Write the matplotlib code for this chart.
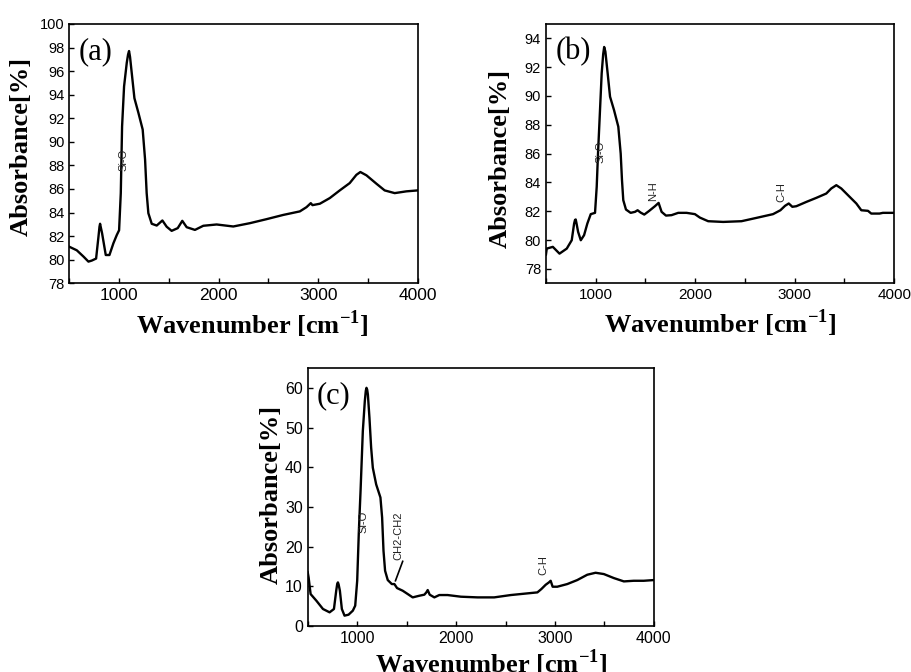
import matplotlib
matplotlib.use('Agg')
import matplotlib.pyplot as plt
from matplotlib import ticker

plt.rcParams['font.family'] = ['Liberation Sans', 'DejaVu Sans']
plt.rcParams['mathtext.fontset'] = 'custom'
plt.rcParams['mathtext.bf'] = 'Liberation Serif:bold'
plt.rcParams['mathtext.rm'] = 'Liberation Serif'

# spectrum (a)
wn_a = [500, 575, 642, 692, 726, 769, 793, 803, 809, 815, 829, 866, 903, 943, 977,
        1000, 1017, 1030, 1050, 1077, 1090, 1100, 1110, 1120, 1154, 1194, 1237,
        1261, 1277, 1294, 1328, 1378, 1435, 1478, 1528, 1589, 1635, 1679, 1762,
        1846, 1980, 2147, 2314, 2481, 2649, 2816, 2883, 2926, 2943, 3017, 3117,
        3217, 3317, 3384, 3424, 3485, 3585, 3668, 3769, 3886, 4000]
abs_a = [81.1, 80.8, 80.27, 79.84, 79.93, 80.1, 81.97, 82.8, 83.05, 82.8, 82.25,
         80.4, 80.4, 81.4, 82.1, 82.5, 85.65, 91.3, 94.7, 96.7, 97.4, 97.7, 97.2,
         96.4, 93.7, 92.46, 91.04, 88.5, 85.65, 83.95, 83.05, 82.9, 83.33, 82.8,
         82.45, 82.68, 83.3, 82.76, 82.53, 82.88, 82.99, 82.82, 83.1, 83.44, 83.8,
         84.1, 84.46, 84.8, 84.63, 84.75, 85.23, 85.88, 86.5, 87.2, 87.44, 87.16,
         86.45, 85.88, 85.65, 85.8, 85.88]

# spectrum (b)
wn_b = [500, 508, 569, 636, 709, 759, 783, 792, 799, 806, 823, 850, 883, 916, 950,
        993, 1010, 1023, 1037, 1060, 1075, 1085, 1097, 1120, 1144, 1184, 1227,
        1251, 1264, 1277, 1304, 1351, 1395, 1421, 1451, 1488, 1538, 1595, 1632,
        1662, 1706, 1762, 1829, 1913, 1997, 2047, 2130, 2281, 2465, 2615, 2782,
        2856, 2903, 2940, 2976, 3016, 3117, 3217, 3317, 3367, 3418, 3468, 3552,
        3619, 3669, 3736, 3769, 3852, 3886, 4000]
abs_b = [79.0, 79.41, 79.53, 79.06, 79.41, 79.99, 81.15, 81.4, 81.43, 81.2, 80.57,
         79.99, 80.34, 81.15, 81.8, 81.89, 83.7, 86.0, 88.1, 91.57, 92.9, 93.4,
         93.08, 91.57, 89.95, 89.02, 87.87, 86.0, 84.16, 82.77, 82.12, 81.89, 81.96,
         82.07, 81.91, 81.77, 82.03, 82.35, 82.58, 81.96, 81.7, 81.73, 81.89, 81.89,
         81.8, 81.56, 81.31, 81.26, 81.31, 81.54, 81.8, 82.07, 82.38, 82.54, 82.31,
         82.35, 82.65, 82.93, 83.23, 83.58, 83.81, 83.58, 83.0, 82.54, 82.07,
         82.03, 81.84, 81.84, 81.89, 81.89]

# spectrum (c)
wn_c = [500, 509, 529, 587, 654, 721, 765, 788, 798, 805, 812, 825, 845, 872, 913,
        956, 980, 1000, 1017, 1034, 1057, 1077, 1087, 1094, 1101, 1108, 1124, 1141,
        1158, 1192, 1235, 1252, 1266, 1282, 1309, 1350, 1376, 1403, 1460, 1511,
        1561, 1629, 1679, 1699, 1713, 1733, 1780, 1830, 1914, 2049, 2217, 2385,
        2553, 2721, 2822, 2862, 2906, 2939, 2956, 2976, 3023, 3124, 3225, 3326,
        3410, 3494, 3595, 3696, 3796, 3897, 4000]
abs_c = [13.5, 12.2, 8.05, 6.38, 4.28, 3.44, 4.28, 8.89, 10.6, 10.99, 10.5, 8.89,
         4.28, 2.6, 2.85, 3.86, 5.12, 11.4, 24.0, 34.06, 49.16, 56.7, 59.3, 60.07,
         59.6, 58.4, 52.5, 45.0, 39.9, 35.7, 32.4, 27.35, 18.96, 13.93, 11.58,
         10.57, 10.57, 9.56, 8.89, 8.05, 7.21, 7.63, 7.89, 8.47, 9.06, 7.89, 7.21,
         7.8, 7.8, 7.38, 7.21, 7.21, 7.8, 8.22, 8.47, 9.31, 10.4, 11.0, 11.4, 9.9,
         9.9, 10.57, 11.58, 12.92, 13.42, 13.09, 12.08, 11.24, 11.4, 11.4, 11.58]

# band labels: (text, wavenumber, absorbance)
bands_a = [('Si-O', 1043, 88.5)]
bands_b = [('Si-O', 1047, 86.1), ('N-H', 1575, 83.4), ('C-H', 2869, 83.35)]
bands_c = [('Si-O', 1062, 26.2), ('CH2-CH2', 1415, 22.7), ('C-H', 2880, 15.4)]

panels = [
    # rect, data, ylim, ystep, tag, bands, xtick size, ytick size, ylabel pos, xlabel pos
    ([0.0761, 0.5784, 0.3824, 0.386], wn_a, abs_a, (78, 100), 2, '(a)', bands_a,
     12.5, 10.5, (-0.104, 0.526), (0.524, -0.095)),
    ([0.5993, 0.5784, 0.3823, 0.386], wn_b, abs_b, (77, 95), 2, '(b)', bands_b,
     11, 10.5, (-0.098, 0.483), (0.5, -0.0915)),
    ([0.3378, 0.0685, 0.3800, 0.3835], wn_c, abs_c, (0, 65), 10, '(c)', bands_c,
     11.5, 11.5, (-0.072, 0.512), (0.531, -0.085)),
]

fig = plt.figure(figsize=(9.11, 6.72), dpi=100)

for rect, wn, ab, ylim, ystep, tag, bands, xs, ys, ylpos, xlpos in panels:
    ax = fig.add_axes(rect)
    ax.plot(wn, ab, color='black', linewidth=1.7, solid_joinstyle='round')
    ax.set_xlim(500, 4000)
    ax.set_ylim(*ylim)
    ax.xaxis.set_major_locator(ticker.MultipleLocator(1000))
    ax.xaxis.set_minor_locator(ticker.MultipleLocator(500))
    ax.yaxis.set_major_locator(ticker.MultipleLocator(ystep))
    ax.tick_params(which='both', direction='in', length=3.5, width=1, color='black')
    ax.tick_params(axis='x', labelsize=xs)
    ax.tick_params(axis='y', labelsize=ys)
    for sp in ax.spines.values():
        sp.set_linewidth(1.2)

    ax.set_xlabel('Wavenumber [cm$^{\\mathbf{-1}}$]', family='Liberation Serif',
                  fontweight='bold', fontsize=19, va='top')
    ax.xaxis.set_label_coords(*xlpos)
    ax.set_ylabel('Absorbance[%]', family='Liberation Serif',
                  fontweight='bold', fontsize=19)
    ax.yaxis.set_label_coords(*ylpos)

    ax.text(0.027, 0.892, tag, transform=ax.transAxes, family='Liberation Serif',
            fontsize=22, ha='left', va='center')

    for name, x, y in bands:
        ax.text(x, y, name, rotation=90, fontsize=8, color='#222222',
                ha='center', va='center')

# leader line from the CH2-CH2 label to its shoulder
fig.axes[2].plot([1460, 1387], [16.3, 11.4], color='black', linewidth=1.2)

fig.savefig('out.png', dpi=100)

→ **WRITTEN INSTRUCTION**: Copy out the listing exactly as it stands, but not the pictures.

→ **WORKED ANSWER**:
Write the matplotlib code for this chart.
import matplotlib
matplotlib.use('Agg')
import matplotlib.pyplot as plt
from matplotlib import ticker

plt.rcParams['font.family'] = ['Liberation Sans', 'DejaVu Sans']
plt.rcParams['mathtext.fontset'] = 'custom'
plt.rcParams['mathtext.bf'] = 'Liberation Serif:bold'
plt.rcParams['mathtext.rm'] = 'Liberation Serif'

# spectrum (a)
wn_a = [500, 575, 642, 692, 726, 769, 793, 803, 809, 815, 829, 866, 903, 943, 977,
        1000, 1017, 1030, 1050, 1077, 1090, 1100, 1110, 1120, 1154, 1194, 1237,
        1261, 1277, 1294, 1328, 1378, 1435, 1478, 1528, 1589, 1635, 1679, 1762,
        1846, 1980, 2147, 2314, 2481, 2649, 2816, 2883, 2926, 2943, 3017, 3117,
        3217, 3317, 3384, 3424, 3485, 3585, 3668, 3769, 3886, 4000]
abs_a = [81.1, 80.8, 80.27, 79.84, 79.93, 80.1, 81.97, 82.8, 83.05, 82.8, 82.25,
         80.4, 80.4, 81.4, 82.1, 82.5, 85.65, 91.3, 94.7, 96.7, 97.4, 97.7, 97.2,
         96.4, 93.7, 92.46, 91.04, 88.5, 85.65, 83.95, 83.05, 82.9, 83.33, 82.8,
         82.45, 82.68, 83.3, 82.76, 82.53, 82.88, 82.99, 82.82, 83.1, 83.44, 83.8,
         84.1, 84.46, 84.8, 84.63, 84.75, 85.23, 85.88, 86.5, 87.2, 87.44, 87.16,
         86.45, 85.88, 85.65, 85.8, 85.88]

# spectrum (b)
wn_b = [500, 508, 569, 636, 709, 759, 783, 792, 799, 806, 823, 850, 883, 916, 950,
        993, 1010, 1023, 1037, 1060, 1075, 1085, 1097, 1120, 1144, 1184, 1227,
        1251, 1264, 1277, 1304, 1351, 1395, 1421, 1451, 1488, 1538, 1595, 1632,
        1662, 1706, 1762, 1829, 1913, 1997, 2047, 2130, 2281, 2465, 2615, 2782,
        2856, 2903, 2940, 2976, 3016, 3117, 3217, 3317, 3367, 3418, 3468, 3552,
        3619, 3669, 3736, 3769, 3852, 3886, 4000]
abs_b = [79.0, 79.41, 79.53, 79.06, 79.41, 79.99, 81.15, 81.4, 81.43, 81.2, 80.57,
         79.99, 80.34, 81.15, 81.8, 81.89, 83.7, 86.0, 88.1, 91.57, 92.9, 93.4,
         93.08, 91.57, 89.95, 89.02, 87.87, 86.0, 84.16, 82.77, 82.12, 81.89, 81.96,
         82.07, 81.91, 81.77, 82.03, 82.35, 82.58, 81.96, 81.7, 81.73, 81.89, 81.89,
         81.8, 81.56, 81.31, 81.26, 81.31, 81.54, 81.8, 82.07, 82.38, 82.54, 82.31,
         82.35, 82.65, 82.93, 83.23, 83.58, 83.81, 83.58, 83.0, 82.54, 82.07,
         82.03, 81.84, 81.84, 81.89, 81.89]

# spectrum (c)
wn_c = [500, 509, 529, 587, 654, 721, 765, 788, 798, 805, 812, 825, 845, 872, 913,
        956, 980, 1000, 1017, 1034, 1057, 1077, 1087, 1094, 1101, 1108, 1124, 1141,
        1158, 1192, 1235, 1252, 1266, 1282, 1309, 1350, 1376, 1403, 1460, 1511,
        1561, 1629, 1679, 1699, 1713, 1733, 1780, 1830, 1914, 2049, 2217, 2385,
        2553, 2721, 2822, 2862, 2906, 2939, 2956, 2976, 3023, 3124, 3225, 3326,
        3410, 3494, 3595, 3696, 3796, 3897, 4000]
abs_c = [13.5, 12.2, 8.05, 6.38, 4.28, 3.44, 4.28, 8.89, 10.6, 10.99, 10.5, 8.89,
         4.28, 2.6, 2.85, 3.86, 5.12, 11.4, 24.0, 34.06, 49.16, 56.7, 59.3, 60.07,
         59.6, 58.4, 52.5, 45.0, 39.9, 35.7, 32.4, 27.35, 18.96, 13.93, 11.58,
         10.57, 10.57, 9.56, 8.89, 8.05, 7.21, 7.63, 7.89, 8.47, 9.06, 7.89, 7.21,
         7.8, 7.8, 7.38, 7.21, 7.21, 7.8, 8.22, 8.47, 9.31, 10.4, 11.0, 11.4, 9.9,
         9.9, 10.57, 11.58, 12.92, 13.42, 13.09, 12.08, 11.24, 11.4, 11.4, 11.58]

# band labels: (text, wavenumber, absorbance)
bands_a = [('Si-O', 1043, 88.5)]
bands_b = [('Si-O', 1047, 86.1), ('N-H', 1575, 83.4), ('C-H', 2869, 83.35)]
bands_c = [('Si-O', 1062, 26.2), ('CH2-CH2', 1415, 22.7), ('C-H', 2880, 15.4)]

panels = [
    # rect, data, ylim, ystep, tag, bands, xtick size, ytick size, ylabel pos, xlabel pos
    ([0.0761, 0.5784, 0.3824, 0.386], wn_a, abs_a, (78, 100), 2, '(a)', bands_a,
     12.5, 10.5, (-0.104, 0.526), (0.524, -0.095)),
    ([0.5993, 0.5784, 0.3823, 0.386], wn_b, abs_b, (77, 95), 2, '(b)', bands_b,
     11, 10.5, (-0.098, 0.483), (0.5, -0.0915)),
    ([0.3378, 0.0685, 0.3800, 0.3835], wn_c, abs_c, (0, 65), 10, '(c)', bands_c,
     11.5, 11.5, (-0.072, 0.512), (0.531, -0.085)),
]

fig = plt.figure(figsize=(9.11, 6.72), dpi=100)

for rect, wn, ab, ylim, ystep, tag, bands, xs, ys, ylpos, xlpos in panels:
    ax = fig.add_axes(rect)
    ax.plot(wn, ab, color='black', linewidth=1.7, solid_joinstyle='round')
    ax.set_xlim(500, 4000)
    ax.set_ylim(*ylim)
    ax.xaxis.set_major_locator(ticker.MultipleLocator(1000))
    ax.xaxis.set_minor_locator(ticker.MultipleLocator(500))
    ax.yaxis.set_major_locator(ticker.MultipleLocator(ystep))
    ax.tick_params(which='both', direction='in', length=3.5, width=1, color='black')
    ax.tick_params(axis='x', labelsize=xs)
    ax.tick_params(axis='y', labelsize=ys)
    for sp in ax.spines.values():
        sp.set_linewidth(1.2)

    ax.set_xlabel('Wavenumber [cm$^{\\mathbf{-1}}$]', family='Liberation Serif',
                  fontweight='bold', fontsize=19, va='top')
    ax.xaxis.set_label_coords(*xlpos)
    ax.set_ylabel('Absorbance[%]', family='Liberation Serif',
                  fontweight='bold', fontsize=19)
    ax.yaxis.set_label_coords(*ylpos)

    ax.text(0.027, 0.892, tag, transform=ax.transAxes, family='Liberation Serif',
            fontsize=22, ha='left', va='center')

    for name, x, y in bands:
        ax.text(x, y, name, rotation=90, fontsize=8, color='#222222',
                ha='center', va='center')

# leader line from the CH2-CH2 label to its shoulder
fig.axes[2].plot([1460, 1387], [16.3, 11.4], color='black', linewidth=1.2)

fig.savefig('out.png', dpi=100)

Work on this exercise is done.